The writer’s version of audio books! When you’re out and about and inspiration strikes, use your phone, computer, or a voice recorder to capture ideas to flesh out later. This probably isn’t ideal for writing entire stories or novels, but it’s a simple way to make sure you remember your brilliant ideas for when you do have time to expand upon them. 

E-reading App 

You may not always have a book with you, but you’ll likely have your phone. By using an app for electronic reading, you can turn all those little moments of waiting (when you normally scroll through Instagram) into reading time. If you prefer tangible books for the majority of your reading, opt for a free app and choose articles or short stories specifically for moments like these. Alternatively, get yourself a bigger bag or purse and make sure to have a book with you so that you can trade your waiting-room scrolling to reading time. 

Feel free to quit books

It seems counterintuitive to quit a book when you want to read more, but hear me out. If you’re a few chapters into a book, or even halfway through, and not feeling it, drop it. Choose something else. If you enjoy what you read, the habit will practically form itself.

Set a page goal

This works for reading and writing. Aim to read 20 pages a day or to write 5. These are manageable goals that both allow you to feel accomplished each day and that add up quickly. If you find yourself in a groove after hitting your daily goal, keep going!

Make it a habit

Establish a pattern of reading and/or writing within your daily life, so that they become second nature. For example, get in the practice of writing for 30 minutes in the morning and reading each night before bed. Put a check on a calendar for each day that you do, and watch as it becomes easier and easier to sit down at the keyboard or open a new book. 

Get someone to hold you accountable

My best friend and I love to take advantage of the fact that we are both writers. We call each other every week while away at school to ask about writing progress and to share our work. Find a writing or reading buddy and check in with each other regularly to make sure you’re both sticking to your goals. Similarly, being part of a book club, whether it’s an online or in-person organization, can also hold you accountable in your reading. The group discussions that come with such a group can also push you to think more deeply about a book’s content or message and broaden your experience of that work. 

Set up a nice writing/reading space

Writers: It doesn’t have to be fancy. In fact, it may be better if it isn’t. Just make it clean and appealing to you. If you like to type, have your computer charged or plugged in and ready. If you write by hand, get some nice notebooks and pens that you enjoy using. 

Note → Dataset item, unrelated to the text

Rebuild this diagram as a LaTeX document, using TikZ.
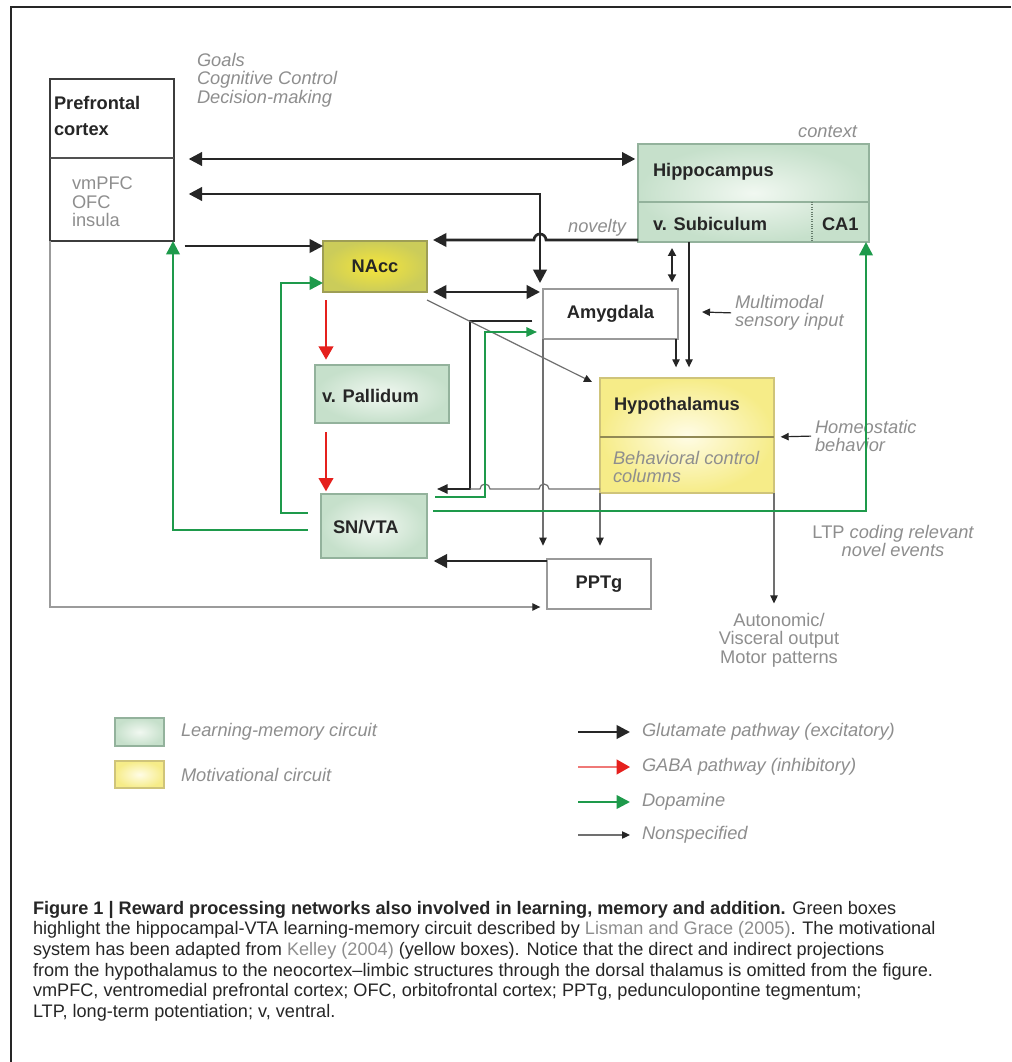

Readers: You can do the same with your reading space. Make sure you have ample light, a comfy seat, and that your book is there when you’re ready to read. 

Journal/Brain Dump

Regularly writing out your thoughts, even if they have nothing to do with your preferred form or content of writing, is a great way to sort them out and clear your head. You never know when you might find a great idea lodged in there. 

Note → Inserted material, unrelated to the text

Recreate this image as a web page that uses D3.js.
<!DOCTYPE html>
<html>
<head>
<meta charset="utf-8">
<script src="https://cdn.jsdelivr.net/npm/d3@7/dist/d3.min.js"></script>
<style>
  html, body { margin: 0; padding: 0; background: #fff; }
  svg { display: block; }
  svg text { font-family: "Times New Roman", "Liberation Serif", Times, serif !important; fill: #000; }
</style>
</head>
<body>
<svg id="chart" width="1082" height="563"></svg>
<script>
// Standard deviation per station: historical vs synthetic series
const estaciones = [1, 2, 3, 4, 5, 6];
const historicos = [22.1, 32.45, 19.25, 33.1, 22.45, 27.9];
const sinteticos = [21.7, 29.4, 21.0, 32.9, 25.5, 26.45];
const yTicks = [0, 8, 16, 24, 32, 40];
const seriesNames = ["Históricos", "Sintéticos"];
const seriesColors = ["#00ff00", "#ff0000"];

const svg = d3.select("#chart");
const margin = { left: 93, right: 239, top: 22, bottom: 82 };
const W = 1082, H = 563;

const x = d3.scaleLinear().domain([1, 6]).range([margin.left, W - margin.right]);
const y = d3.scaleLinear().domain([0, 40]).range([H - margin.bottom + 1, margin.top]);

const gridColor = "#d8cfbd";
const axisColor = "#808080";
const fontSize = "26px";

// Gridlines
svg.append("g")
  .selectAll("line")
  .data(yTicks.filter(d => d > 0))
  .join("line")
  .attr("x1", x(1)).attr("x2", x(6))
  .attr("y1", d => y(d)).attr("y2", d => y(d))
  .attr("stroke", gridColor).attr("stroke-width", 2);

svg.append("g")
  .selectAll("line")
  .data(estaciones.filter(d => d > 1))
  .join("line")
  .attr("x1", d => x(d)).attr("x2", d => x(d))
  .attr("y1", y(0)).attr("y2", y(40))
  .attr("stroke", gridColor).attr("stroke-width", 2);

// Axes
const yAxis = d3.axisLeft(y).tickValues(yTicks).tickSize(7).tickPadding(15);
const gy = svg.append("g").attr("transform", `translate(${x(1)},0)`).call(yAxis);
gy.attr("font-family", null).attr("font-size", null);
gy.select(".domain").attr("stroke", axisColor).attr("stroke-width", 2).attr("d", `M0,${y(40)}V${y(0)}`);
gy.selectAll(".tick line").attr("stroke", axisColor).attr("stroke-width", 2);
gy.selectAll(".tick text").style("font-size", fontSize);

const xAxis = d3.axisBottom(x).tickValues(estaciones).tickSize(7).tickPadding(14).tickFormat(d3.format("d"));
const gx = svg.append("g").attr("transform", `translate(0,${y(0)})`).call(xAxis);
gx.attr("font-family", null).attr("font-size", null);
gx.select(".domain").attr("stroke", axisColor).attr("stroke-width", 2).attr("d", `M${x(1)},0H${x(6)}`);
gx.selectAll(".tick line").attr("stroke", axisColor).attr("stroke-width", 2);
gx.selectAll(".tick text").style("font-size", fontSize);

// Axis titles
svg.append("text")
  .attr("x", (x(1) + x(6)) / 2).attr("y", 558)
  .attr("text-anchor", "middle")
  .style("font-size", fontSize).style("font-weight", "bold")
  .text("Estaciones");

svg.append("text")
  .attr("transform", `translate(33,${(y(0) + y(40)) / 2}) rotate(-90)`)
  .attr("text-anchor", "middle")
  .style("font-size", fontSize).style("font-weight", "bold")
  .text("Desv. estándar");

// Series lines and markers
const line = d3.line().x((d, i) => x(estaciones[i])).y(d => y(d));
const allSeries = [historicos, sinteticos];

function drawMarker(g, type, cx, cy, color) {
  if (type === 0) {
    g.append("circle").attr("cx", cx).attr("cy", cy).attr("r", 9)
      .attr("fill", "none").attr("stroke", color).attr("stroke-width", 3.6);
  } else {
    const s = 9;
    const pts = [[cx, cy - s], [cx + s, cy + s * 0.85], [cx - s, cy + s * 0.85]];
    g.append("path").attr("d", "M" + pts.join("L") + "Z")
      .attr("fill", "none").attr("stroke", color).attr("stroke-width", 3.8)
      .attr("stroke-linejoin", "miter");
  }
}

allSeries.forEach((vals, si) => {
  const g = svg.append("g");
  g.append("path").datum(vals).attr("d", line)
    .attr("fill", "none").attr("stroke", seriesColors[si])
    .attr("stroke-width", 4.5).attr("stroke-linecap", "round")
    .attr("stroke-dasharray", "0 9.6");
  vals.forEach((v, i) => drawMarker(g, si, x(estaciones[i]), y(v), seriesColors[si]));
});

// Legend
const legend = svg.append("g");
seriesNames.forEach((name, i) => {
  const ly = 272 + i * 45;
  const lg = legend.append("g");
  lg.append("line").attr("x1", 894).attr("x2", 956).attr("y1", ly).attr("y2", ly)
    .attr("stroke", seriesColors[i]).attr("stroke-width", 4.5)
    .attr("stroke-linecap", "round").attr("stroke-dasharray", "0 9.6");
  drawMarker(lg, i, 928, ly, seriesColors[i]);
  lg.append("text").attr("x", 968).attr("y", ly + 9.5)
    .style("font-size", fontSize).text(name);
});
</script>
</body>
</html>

Make a writing list and/or reading list

Fill them with books you can’t wait to read and ideas you’re excited to explore in your writing. That way you always have a next thing to go to. When you finish one book or piece of writing, you can move on to something new and exciting without losing momentum.

 

When it comes to doing more or less of anything, the key is to make it as simple and appealing to yourself as possible. Try implementing just a few of these tips into your reading and writing, and you’re sure to notice things moving in the right direction. 

Now break out that beach bag, fill it with books/notebooks, and get going!